• **Goal**: Below this line is a set of entries; quote exactly the lines from the line that contains "Recreate this image" to the line that contains "(aC) at (489,46.5);", both lines included.

Dataset excerpt

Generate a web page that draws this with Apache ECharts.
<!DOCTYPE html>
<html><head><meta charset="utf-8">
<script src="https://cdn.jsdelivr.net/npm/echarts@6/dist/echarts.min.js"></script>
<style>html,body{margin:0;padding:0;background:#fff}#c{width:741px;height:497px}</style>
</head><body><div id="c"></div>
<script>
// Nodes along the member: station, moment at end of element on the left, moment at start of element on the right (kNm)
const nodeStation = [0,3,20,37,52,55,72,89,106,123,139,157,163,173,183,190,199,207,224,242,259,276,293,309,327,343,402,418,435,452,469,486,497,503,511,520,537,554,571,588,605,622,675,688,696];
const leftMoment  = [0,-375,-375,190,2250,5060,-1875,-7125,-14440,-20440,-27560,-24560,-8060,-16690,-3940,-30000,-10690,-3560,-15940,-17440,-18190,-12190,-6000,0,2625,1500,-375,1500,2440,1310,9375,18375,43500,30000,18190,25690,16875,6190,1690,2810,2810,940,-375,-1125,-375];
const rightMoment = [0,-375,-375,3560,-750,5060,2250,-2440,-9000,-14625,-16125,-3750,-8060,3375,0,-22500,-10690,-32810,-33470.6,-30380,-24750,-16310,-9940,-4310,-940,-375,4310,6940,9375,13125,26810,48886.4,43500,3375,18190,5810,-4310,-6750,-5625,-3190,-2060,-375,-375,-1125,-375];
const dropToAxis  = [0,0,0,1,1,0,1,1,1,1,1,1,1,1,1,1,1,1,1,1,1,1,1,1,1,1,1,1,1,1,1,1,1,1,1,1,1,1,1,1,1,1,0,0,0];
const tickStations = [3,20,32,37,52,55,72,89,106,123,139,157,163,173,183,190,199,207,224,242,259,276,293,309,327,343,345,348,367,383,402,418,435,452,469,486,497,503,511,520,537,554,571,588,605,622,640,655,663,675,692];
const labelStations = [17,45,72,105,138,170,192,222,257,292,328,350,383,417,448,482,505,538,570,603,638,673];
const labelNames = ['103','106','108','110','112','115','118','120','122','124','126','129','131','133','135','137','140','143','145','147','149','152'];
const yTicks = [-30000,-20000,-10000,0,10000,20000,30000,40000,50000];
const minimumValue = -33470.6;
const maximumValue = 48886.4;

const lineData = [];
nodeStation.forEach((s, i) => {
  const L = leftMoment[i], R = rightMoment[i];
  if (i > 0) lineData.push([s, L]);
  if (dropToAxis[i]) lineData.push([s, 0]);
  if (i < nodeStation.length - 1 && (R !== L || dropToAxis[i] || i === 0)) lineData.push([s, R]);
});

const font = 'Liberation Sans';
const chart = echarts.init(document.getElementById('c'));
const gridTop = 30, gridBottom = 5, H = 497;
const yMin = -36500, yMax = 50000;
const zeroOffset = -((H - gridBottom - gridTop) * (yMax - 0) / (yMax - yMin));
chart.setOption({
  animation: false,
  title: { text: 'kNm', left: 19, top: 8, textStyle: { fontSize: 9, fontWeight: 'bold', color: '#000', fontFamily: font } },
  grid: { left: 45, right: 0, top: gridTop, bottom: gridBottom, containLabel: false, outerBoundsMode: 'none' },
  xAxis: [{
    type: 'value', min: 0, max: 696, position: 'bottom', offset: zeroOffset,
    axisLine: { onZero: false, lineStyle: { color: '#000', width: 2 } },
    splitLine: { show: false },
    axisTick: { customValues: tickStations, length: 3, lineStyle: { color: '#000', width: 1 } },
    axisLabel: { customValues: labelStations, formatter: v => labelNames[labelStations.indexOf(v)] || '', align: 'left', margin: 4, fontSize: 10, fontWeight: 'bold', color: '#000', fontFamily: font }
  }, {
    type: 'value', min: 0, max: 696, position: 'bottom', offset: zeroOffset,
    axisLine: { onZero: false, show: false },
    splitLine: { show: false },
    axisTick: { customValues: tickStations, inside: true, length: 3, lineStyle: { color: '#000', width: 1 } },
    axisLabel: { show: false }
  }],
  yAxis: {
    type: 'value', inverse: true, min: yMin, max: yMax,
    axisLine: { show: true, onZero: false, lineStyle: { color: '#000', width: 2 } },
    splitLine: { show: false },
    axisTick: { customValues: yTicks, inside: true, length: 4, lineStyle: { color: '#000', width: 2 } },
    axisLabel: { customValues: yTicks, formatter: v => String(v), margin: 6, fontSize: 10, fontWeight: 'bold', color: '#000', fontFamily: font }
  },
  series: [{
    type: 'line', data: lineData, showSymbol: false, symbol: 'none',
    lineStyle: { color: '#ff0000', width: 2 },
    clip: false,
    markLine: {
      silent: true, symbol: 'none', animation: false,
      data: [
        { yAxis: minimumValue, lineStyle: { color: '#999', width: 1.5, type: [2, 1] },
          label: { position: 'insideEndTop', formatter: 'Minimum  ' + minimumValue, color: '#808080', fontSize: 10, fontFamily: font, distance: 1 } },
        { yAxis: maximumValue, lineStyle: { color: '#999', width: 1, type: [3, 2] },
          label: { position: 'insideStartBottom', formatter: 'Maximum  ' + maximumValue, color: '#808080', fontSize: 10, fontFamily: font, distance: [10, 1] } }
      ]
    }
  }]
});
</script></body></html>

...

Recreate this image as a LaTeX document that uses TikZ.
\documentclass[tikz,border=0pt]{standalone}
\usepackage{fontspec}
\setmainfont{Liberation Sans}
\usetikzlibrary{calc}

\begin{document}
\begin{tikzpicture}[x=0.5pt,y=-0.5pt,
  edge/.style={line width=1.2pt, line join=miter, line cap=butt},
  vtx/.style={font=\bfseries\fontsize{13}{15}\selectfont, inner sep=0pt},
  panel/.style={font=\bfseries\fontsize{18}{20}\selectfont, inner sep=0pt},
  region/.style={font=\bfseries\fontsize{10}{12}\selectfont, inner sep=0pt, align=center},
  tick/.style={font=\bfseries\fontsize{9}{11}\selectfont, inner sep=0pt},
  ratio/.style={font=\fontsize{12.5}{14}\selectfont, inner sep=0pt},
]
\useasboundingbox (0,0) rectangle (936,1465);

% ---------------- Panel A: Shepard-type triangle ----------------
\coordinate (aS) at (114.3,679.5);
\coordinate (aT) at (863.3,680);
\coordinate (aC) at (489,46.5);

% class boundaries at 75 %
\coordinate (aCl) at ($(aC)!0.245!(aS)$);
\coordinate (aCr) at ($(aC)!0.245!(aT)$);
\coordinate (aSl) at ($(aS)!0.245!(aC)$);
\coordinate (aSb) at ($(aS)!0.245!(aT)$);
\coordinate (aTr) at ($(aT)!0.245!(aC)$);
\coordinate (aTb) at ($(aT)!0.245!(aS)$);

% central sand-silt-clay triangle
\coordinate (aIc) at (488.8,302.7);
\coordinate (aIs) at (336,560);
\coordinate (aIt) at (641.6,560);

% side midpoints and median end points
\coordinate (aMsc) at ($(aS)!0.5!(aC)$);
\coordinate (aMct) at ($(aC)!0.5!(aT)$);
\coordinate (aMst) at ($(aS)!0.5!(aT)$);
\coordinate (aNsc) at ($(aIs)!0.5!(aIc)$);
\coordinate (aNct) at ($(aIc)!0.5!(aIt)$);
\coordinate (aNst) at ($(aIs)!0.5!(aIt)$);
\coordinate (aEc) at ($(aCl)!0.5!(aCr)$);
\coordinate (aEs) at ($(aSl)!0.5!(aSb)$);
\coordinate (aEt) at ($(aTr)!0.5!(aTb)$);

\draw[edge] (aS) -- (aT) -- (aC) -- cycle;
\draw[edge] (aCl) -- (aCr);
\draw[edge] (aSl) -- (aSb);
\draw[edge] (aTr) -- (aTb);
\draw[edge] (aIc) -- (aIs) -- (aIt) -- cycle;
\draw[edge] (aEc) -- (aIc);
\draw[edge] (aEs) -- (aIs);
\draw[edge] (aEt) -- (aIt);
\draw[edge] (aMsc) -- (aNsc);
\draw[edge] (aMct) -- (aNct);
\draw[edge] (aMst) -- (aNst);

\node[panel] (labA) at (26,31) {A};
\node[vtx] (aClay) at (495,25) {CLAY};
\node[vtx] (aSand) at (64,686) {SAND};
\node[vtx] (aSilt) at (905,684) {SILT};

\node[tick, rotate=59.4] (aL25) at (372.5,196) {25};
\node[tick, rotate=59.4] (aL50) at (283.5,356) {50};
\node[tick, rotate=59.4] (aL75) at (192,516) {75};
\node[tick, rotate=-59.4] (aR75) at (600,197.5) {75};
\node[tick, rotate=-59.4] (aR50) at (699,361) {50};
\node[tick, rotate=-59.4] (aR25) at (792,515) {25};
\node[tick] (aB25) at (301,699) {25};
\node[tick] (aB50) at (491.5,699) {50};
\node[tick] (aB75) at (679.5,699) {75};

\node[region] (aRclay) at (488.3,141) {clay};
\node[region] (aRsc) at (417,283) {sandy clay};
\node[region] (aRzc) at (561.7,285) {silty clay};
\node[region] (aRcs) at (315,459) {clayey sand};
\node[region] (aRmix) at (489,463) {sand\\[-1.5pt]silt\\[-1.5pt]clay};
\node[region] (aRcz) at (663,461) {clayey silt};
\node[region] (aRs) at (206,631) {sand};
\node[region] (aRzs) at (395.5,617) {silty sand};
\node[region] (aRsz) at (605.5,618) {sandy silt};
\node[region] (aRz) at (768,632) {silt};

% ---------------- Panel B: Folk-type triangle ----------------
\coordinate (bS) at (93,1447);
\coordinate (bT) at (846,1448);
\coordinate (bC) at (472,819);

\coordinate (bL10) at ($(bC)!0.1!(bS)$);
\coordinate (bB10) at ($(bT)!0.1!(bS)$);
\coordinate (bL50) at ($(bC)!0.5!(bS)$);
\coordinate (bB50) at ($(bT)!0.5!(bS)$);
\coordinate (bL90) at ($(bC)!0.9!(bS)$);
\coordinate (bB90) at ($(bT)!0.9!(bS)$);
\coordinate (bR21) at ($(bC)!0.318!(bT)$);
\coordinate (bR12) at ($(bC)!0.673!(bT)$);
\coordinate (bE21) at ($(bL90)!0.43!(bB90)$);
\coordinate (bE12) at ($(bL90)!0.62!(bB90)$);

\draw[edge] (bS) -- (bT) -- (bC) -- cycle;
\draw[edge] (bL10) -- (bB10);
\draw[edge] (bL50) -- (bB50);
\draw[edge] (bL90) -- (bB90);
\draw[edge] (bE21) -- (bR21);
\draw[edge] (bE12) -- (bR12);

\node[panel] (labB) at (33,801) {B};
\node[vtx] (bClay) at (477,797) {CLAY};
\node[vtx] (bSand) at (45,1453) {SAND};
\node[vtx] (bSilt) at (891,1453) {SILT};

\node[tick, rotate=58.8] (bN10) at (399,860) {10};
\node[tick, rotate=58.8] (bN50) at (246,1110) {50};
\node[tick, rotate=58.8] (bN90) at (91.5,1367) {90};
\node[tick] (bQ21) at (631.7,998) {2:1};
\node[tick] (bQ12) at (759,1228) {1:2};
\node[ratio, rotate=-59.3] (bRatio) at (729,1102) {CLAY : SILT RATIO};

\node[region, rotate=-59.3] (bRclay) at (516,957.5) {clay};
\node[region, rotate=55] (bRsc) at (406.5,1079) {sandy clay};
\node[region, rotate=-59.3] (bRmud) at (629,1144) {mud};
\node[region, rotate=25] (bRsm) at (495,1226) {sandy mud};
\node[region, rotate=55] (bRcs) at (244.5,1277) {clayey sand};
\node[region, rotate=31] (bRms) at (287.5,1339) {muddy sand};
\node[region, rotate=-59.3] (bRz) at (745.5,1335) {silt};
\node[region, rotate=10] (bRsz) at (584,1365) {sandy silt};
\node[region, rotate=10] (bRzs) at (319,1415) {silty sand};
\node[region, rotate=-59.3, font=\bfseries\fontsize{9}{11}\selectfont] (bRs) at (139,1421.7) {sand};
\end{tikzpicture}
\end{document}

• **Answer in full**:
Recreate this image as a LaTeX document that uses TikZ.
\documentclass[tikz,border=0pt]{standalone}
\usepackage{fontspec}
\setmainfont{Liberation Sans}
\usetikzlibrary{calc}

\begin{document}
\begin{tikzpicture}[x=0.5pt,y=-0.5pt,
  edge/.style={line width=1.2pt, line join=miter, line cap=butt},
  vtx/.style={font=\bfseries\fontsize{13}{15}\selectfont, inner sep=0pt},
  panel/.style={font=\bfseries\fontsize{18}{20}\selectfont, inner sep=0pt},
  region/.style={font=\bfseries\fontsize{10}{12}\selectfont, inner sep=0pt, align=center},
  tick/.style={font=\bfseries\fontsize{9}{11}\selectfont, inner sep=0pt},
  ratio/.style={font=\fontsize{12.5}{14}\selectfont, inner sep=0pt},
]
\useasboundingbox (0,0) rectangle (936,1465);

% ---------------- Panel A: Shepard-type triangle ----------------
\coordinate (aS) at (114.3,679.5);
\coordinate (aT) at (863.3,680);
\coordinate (aC) at (489,46.5);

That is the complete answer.